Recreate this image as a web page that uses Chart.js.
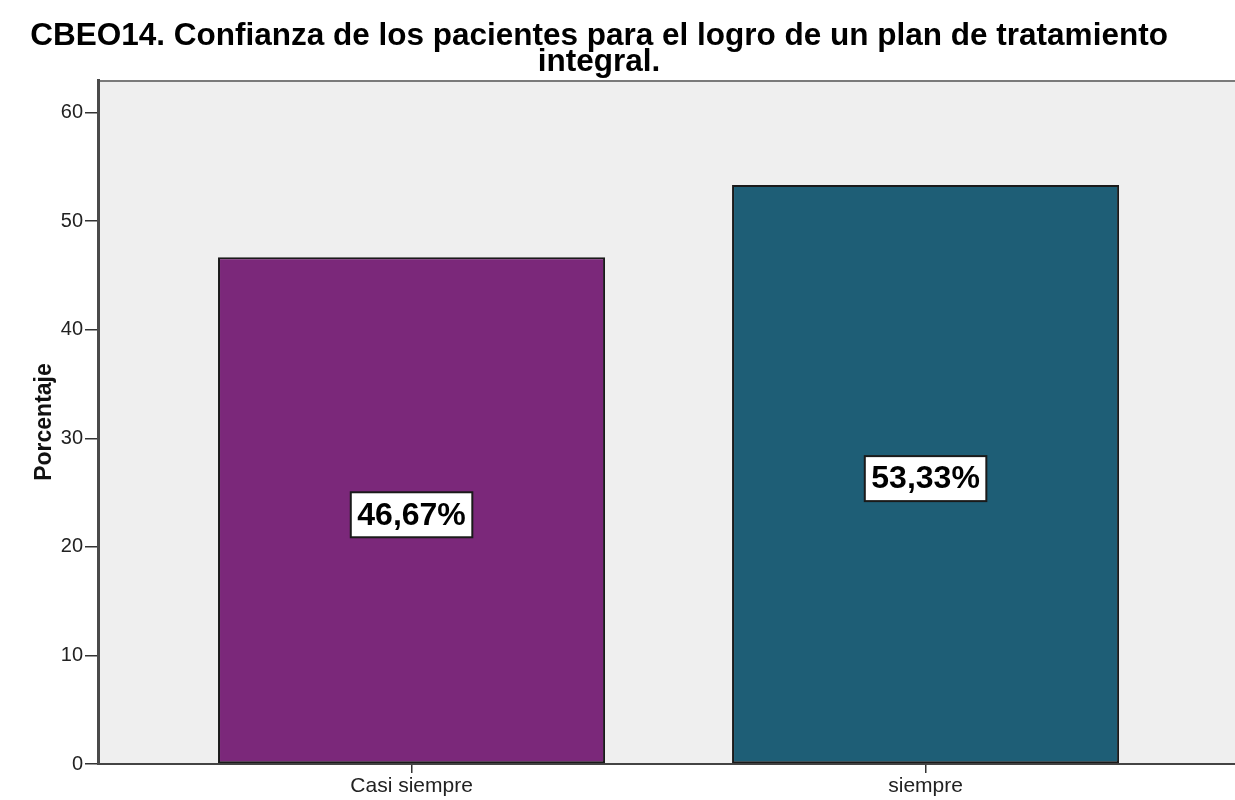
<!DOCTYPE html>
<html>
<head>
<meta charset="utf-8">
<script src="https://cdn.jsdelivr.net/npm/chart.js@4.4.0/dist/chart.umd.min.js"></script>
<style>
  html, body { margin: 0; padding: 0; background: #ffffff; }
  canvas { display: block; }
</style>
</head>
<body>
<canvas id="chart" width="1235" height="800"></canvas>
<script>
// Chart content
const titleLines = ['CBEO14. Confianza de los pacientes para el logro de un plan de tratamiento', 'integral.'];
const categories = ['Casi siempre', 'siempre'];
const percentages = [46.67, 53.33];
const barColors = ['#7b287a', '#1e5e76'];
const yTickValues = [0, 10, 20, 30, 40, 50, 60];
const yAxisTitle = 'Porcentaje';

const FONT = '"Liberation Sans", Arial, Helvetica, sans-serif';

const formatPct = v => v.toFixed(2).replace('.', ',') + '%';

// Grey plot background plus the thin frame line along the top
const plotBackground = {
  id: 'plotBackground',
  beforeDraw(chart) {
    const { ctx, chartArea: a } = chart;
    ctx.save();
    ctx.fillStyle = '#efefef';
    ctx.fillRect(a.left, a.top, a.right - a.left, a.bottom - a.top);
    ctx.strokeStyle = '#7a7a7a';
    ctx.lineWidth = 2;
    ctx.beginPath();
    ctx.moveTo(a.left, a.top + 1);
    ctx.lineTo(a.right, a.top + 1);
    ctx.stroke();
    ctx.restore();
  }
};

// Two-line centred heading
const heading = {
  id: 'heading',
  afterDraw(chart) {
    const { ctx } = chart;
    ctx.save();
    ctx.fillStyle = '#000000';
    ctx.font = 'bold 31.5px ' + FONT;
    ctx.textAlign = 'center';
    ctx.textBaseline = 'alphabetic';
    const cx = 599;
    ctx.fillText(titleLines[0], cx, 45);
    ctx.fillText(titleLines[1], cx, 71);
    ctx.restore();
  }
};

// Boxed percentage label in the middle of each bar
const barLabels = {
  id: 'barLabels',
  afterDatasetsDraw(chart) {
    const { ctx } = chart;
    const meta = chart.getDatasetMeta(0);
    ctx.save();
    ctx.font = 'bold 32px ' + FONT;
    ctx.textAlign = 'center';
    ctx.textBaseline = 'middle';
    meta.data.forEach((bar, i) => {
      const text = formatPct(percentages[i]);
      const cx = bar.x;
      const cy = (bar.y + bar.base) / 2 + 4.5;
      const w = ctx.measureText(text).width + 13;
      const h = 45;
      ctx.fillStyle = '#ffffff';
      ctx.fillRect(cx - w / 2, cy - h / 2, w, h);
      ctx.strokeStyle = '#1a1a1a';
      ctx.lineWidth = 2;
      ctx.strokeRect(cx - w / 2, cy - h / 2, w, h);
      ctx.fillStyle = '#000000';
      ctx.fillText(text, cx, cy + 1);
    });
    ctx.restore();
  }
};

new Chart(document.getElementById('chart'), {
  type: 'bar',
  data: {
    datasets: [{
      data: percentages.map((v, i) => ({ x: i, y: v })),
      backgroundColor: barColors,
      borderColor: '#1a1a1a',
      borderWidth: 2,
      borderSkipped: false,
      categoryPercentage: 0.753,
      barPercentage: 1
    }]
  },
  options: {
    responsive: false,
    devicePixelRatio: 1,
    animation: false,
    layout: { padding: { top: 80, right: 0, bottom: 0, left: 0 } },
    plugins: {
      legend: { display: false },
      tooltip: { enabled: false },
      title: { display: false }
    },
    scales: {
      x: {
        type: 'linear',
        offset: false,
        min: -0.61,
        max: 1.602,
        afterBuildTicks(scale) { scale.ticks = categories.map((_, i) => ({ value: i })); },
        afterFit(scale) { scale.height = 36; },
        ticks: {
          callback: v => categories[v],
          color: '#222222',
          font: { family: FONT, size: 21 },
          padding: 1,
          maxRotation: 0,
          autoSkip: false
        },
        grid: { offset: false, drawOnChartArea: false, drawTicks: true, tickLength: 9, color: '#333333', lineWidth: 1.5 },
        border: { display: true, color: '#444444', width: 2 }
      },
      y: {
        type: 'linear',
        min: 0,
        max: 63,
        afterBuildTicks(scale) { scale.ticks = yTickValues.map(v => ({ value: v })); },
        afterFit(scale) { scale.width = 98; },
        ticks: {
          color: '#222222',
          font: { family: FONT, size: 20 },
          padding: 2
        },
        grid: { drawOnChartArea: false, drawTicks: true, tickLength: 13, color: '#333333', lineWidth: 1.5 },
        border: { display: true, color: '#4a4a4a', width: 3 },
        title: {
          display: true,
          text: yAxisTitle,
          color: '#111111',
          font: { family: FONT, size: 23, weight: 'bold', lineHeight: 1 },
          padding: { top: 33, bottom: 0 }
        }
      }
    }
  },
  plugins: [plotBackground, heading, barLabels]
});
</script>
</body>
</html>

Task prompt: Without including any pictures, reproduce the listing exactly.

Solution to the exercise:
Recreate this image as a web page that uses Chart.js.
<!DOCTYPE html>
<html>
<head>
<meta charset="utf-8">
<script src="https://cdn.jsdelivr.net/npm/chart.js@4.4.0/dist/chart.umd.min.js"></script>
<style>
  html, body { margin: 0; padding: 0; background: #ffffff; }
  canvas { display: block; }
</style>
</head>
<body>
<canvas id="chart" width="1235" height="800"></canvas>
<script>
// Chart content
const titleLines = ['CBEO14. Confianza de los pacientes para el logro de un plan de tratamiento', 'integral.'];
const categories = ['Casi siempre', 'siempre'];
const percentages = [46.67, 53.33];
const barColors = ['#7b287a', '#1e5e76'];
const yTickValues = [0, 10, 20, 30, 40, 50, 60];
const yAxisTitle = 'Porcentaje';

const FONT = '"Liberation Sans", Arial, Helvetica, sans-serif';

const formatPct = v => v.toFixed(2).replace('.', ',') + '%';

// Grey plot background plus the thin frame line along the top
const plotBackground = {
  id: 'plotBackground',
  beforeDraw(chart) {
    const { ctx, chartArea: a } = chart;
    ctx.save();
    ctx.fillStyle = '#efefef';
    ctx.fillRect(a.left, a.top, a.right - a.left, a.bottom - a.top);
    ctx.strokeStyle = '#7a7a7a';
    ctx.lineWidth = 2;
    ctx.beginPath();
    ctx.moveTo(a.left, a.top + 1);
    ctx.lineTo(a.right, a.top + 1);
    ctx.stroke();
    ctx.restore();
  }
};

// Two-line centred heading
const heading = {
  id: 'heading',
  afterDraw(chart) {
    const { ctx } = chart;
    ctx.save();
    ctx.fillStyle = '#000000';
    ctx.font = 'bold 31.5px ' + FONT;
    ctx.textAlign = 'center';
    ctx.textBaseline = 'alphabetic';
    const cx = 599;
    ctx.fillText(titleLines[0], cx, 45);
    ctx.fillText(titleLines[1], cx, 71);
    ctx.restore();
  }
};

// Boxed percentage label in the middle of each bar
const barLabels = {
  id: 'barLabels',
  afterDatasetsDraw(chart) {
    const { ctx } = chart;
    const meta = chart.getDatasetMeta(0);
    ctx.save();
    ctx.font = 'bold 32px ' + FONT;
    ctx.textAlign = 'center';
    ctx.textBaseline = 'middle';
    meta.data.forEach((bar, i) => {
      const text = formatPct(percentages[i]);
      const cx = bar.x;
      const cy = (bar.y + bar.base) / 2 + 4.5;
      const w = ctx.measureText(text).width + 13;
      const h = 45;
      ctx.fillStyle = '#ffffff';
      ctx.fillRect(cx - w / 2, cy - h / 2, w, h);
      ctx.strokeStyle = '#1a1a1a';
      ctx.lineWidth = 2;
      ctx.strokeRect(cx - w / 2, cy - h / 2, w, h);
      ctx.fillStyle = '#000000';
      ctx.fillText(text, cx, cy + 1);
    });
    ctx.restore();
  }
};

new Chart(document.getElementById('chart'), {
  type: 'bar',
  data: {
    datasets: [{
      data: percentages.map((v, i) => ({ x: i, y: v })),
      backgroundColor: barColors,
      borderColor: '#1a1a1a',
      borderWidth: 2,
      borderSkipped: false,
      categoryPercentage: 0.753,
      barPercentage: 1
    }]
  },
  options: {
    responsive: false,
    devicePixelRatio: 1,
    animation: false,
    layout: { padding: { top: 80, right: 0, bottom: 0, left: 0 } },
    plugins: {
      legend: { display: false },
      tooltip: { enabled: false },
      title: { display: false }
    },
    scales: {
      x: {
        type: 'linear',
        offset: false,
        min: -0.61,
        max: 1.602,
        afterBuildTicks(scale) { scale.ticks = categories.map((_, i) => ({ value: i })); },
        afterFit(scale) { scale.height = 36; },
        ticks: {
          callback: v => categories[v],
          color: '#222222',
          font: { family: FONT, size: 21 },
          padding: 1,
          maxRotation: 0,
          autoSkip: false
        },
        grid: { offset: false, drawOnChartArea: false, drawTicks: true, tickLength: 9, color: '#333333', lineWidth: 1.5 },
        border: { display: true, color: '#444444', width: 2 }
      },
      y: {
        type: 'linear',
        min: 0,
        max: 63,
        afterBuildTicks(scale) { scale.ticks = yTickValues.map(v => ({ value: v })); },
        afterFit(scale) { scale.width = 98; },
        ticks: {
          color: '#222222',
          font: { family: FONT, size: 20 },
          padding: 2
        },
        grid: { drawOnChartArea: false, drawTicks: true, tickLength: 13, color: '#333333', lineWidth: 1.5 },
        border: { display: true, color: '#4a4a4a', width: 3 },
        title: {
          display: true,
          text: yAxisTitle,
          color: '#111111',
          font: { family: FONT, size: 23, weight: 'bold', lineHeight: 1 },
          padding: { top: 33, bottom: 0 }
        }
      }
    }
  },
  plugins: [plotBackground, heading, barLabels]
});
</script>
</body>
</html>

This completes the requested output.